### WHAT THE TASK REQUIRES
Write every line out verbatim and omit the pictures.

-------- GIVEN INFORMATION --------

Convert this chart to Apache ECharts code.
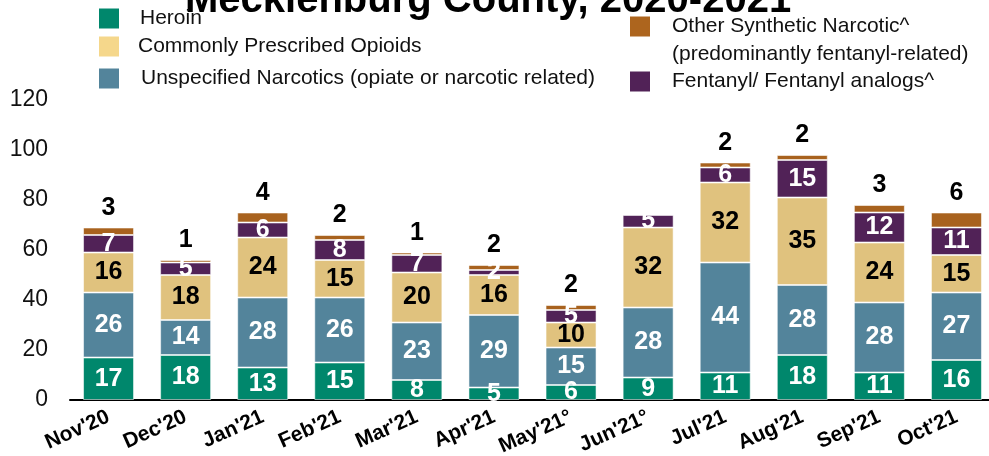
<!DOCTYPE html>
<html>
<head>
<meta charset="utf-8">
<script src="https://cdn.jsdelivr.net/npm/echarts@6/dist/echarts.min.js"></script>
<style>html,body{margin:0;padding:0;background:#fff;}#c{width:989px;height:456px;}</style>
</head>
<body>
<div id="c"></div>
<script>
const categories = ["Nov'20","Dec'20","Jan'21","Feb'21","Mar'21","Apr'21","May'21°","Jun'21°","Jul'21","Aug'21","Sep'21","Oct'21"];
const heroin = [17,18,13,15,8,5,6,9,11,18,11,16];
const unspecified = [26,14,28,26,23,29,15,28,44,28,28,27];
const prescribed = [16,18,24,15,20,16,10,32,32,35,24,15];
const fentanyl = [7,5,6,8,7,2,5,5,6,15,12,11];
const otherSynthetic = [3,1,4,2,1,2,2,null,2,2,3,6];
const yTicks = [0,20,40,60,80,100,120];

const FONT = "'Liberation Sans', Arial, sans-serif";
const chart = echarts.init(document.getElementById('c'));

function lbl(color) {
  return {show: true, position: 'inside', color: color, fontFamily: FONT, fontWeight: 'bold', fontSize: 25};
}
const border = {borderColor: 'rgba(255,255,255,0.55)', borderWidth: 1};

function legendAt(name, left, top, pad, swatch) {
  return {
    left: left, top: top, padding: 0, itemWidth: 20, itemHeight: 20, icon: 'rect',
    selectedMode: false,
    data: [{name: name, itemStyle: {color: swatch, borderWidth: 0}}],
    textStyle: {fontFamily: FONT, fontSize: 21, color: '#111', padding: [0, 0, 0, pad]}
  };
}

const names = {
  h: 'Heroin',
  p: 'Commonly Prescribed Opioids',
  u: 'Unspecified Narcotics (opiate or narcotic related)',
  o: 'Other Synthetic Narcotic^',
  f: 'Fentanyl/ Fentanyl analogs^'
};

chart.setOption({
  animation: false,
  graphic: [
    {type: 'text', left: 185, top: -19, style: {text: 'Mecklenburg County, 2020-2021', font: "bold 40px 'Liberation Sans', Arial, sans-serif", fill: '#000'}},
    {type: 'text', left: 672, top: 44, style: {text: '(predominantly fentanyl-related)', font: "21px 'Liberation Sans', Arial, sans-serif", fill: '#111'}}
  ],
  legend: [
    legendAt(names.h, 99, 8, 16, '#00876C'),
    legendAt(names.p, 99, 36, 14, '#F5D78B'),
    legendAt(names.u, 99, 68, 17, '#53849B'),
    legendAt(names.o, 630, 16, 17, '#AD651E'),
    legendAt(names.f, 630, 71, 17, '#512257')
  ],
  grid: {left: 70, right: -6, top: 100, bottom: 56, containLabel: false, outerBoundsMode: 'none'},
  xAxis: {
    type: 'category', data: categories,
    axisLine: {show: true, lineStyle: {color: '#000', width: 2}},
    axisTick: {show: false},
    axisLabel: {rotate: 24, margin: 16, interval: 0, color: '#000', fontFamily: FONT, fontWeight: 'bold', fontSize: 21}
  },
  yAxis: {
    type: 'value', min: yTicks[0], max: yTicks[yTicks.length - 1], interval: yTicks[1] - yTicks[0],
    axisLine: {show: false}, axisTick: {show: false}, splitLine: {show: false},
    axisLabel: {margin: 22, color: '#111', fontFamily: FONT, fontSize: 23}
  },
  series: [
    {name: names.h, type: 'bar', stack: 'a', barWidth: 51, data: heroin, itemStyle: Object.assign({color: '#00876C'}, border), label: lbl('#fff')},
    {name: names.u, type: 'bar', stack: 'a', barWidth: 51, data: unspecified, itemStyle: Object.assign({color: '#53849B'}, border), label: lbl('#fff')},
    {name: names.p, type: 'bar', stack: 'a', barWidth: 51, data: prescribed, itemStyle: Object.assign({color: '#E0C27E'}, border), label: lbl('#000')},
    {name: names.f, type: 'bar', stack: 'a', barWidth: 51, data: fentanyl, itemStyle: Object.assign({color: '#512257'}, border), label: lbl('#fff')},
    {name: names.o, type: 'bar', stack: 'a', barWidth: 51, data: otherSynthetic, itemStyle: Object.assign({color: '#A8621E'}, border),
     label: Object.assign(lbl('#000'), {position: 'top', distance: 7})}
  ]
});
</script>
</body>
</html>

--------

### ANSWER FOR THE TASK
Convert this chart to Apache ECharts code.
<!DOCTYPE html>
<html>
<head>
<meta charset="utf-8">
<script src="https://cdn.jsdelivr.net/npm/echarts@6/dist/echarts.min.js"></script>
<style>html,body{margin:0;padding:0;background:#fff;}#c{width:989px;height:456px;}</style>
</head>
<body>
<div id="c"></div>
<script>
const categories = ["Nov'20","Dec'20","Jan'21","Feb'21","Mar'21","Apr'21","May'21°","Jun'21°","Jul'21","Aug'21","Sep'21","Oct'21"];
const heroin = [17,18,13,15,8,5,6,9,11,18,11,16];
const unspecified = [26,14,28,26,23,29,15,28,44,28,28,27];
const prescribed = [16,18,24,15,20,16,10,32,32,35,24,15];
const fentanyl = [7,5,6,8,7,2,5,5,6,15,12,11];
const otherSynthetic = [3,1,4,2,1,2,2,null,2,2,3,6];
const yTicks = [0,20,40,60,80,100,120];

const FONT = "'Liberation Sans', Arial, sans-serif";
const chart = echarts.init(document.getElementById('c'));

function lbl(color) {
  return {show: true, position: 'inside', color: color, fontFamily: FONT, fontWeight: 'bold', fontSize: 25};
}
const border = {borderColor: 'rgba(255,255,255,0.55)', borderWidth: 1};

function legendAt(name, left, top, pad, swatch) {
  return {
    left: left, top: top, padding: 0, itemWidth: 20, itemHeight: 20, icon: 'rect',
    selectedMode: false,
    data: [{name: name, itemStyle: {color: swatch, borderWidth: 0}}],
    textStyle: {fontFamily: FONT, fontSize: 21, color: '#111', padding: [0, 0, 0, pad]}
  };
}

const names = {
  h: 'Heroin',
  p: 'Commonly Prescribed Opioids',
  u: 'Unspecified Narcotics (opiate or narcotic related)',
  o: 'Other Synthetic Narcotic^',
  f: 'Fentanyl/ Fentanyl analogs^'
};

chart.setOption({
  animation: false,
  graphic: [
    {type: 'text', left: 185, top: -19, style: {text: 'Mecklenburg County, 2020-2021', font: "bold 40px 'Liberation Sans', Arial, sans-serif", fill: '#000'}},
    {type: 'text', left: 672, top: 44, style: {text: '(predominantly fentanyl-related)', font: "21px 'Liberation Sans', Arial, sans-serif", fill: '#111'}}
  ],
  legend: [
    legendAt(names.h, 99, 8, 16, '#00876C'),
    legendAt(names.p, 99, 36, 14, '#F5D78B'),
    legendAt(names.u, 99, 68, 17, '#53849B'),
    legendAt(names.o, 630, 16, 17, '#AD651E'),
    legendAt(names.f, 630, 71, 17, '#512257')
  ],
  grid: {left: 70, right: -6, top: 100, bottom: 56, containLabel: false, outerBoundsMode: 'none'},
  xAxis: {
    type: 'category', data: categories,
    axisLine: {show: true, lineStyle: {color: '#000', width: 2}},
    axisTick: {show: false},
    axisLabel: {rotate: 24, margin: 16, interval: 0, color: '#000', fontFamily: FONT, fontWeight: 'bold', fontSize: 21}
  },
  yAxis: {
    type: 'value', min: yTicks[0], max: yTicks[yTicks.length - 1], interval: yTicks[1] - yTicks[0],
    axisLine: {show: false}, axisTick: {show: false}, splitLine: {show: false},
    axisLabel: {margin: 22, color: '#111', fontFamily: FONT, fontSize: 23}
  },
  series: [
    {name: names.h, type: 'bar', stack: 'a', barWidth: 51, data: heroin, itemStyle: Object.assign({color: '#00876C'}, border), label: lbl('#fff')},
    {name: names.u, type: 'bar', stack: 'a', barWidth: 51, data: unspecified, itemStyle: Object.assign({color: '#53849B'}, border), label: lbl('#fff')},
    {name: names.p, type: 'bar', stack: 'a', barWidth: 51, data: prescribed, itemStyle: Object.assign({color: '#E0C27E'}, border), label: lbl('#000')},
    {name: names.f, type: 'bar', stack: 'a', barWidth: 51, data: fentanyl, itemStyle: Object.assign({color: '#512257'}, border), label: lbl('#fff')},
    {name: names.o, type: 'bar', stack: 'a', barWidth: 51, data: otherSynthetic, itemStyle: Object.assign({color: '#A8621E'}, border),
     label: Object.assign(lbl('#000'), {position: 'top', distance: 7})}
  ]
});
</script>
</body>
</html>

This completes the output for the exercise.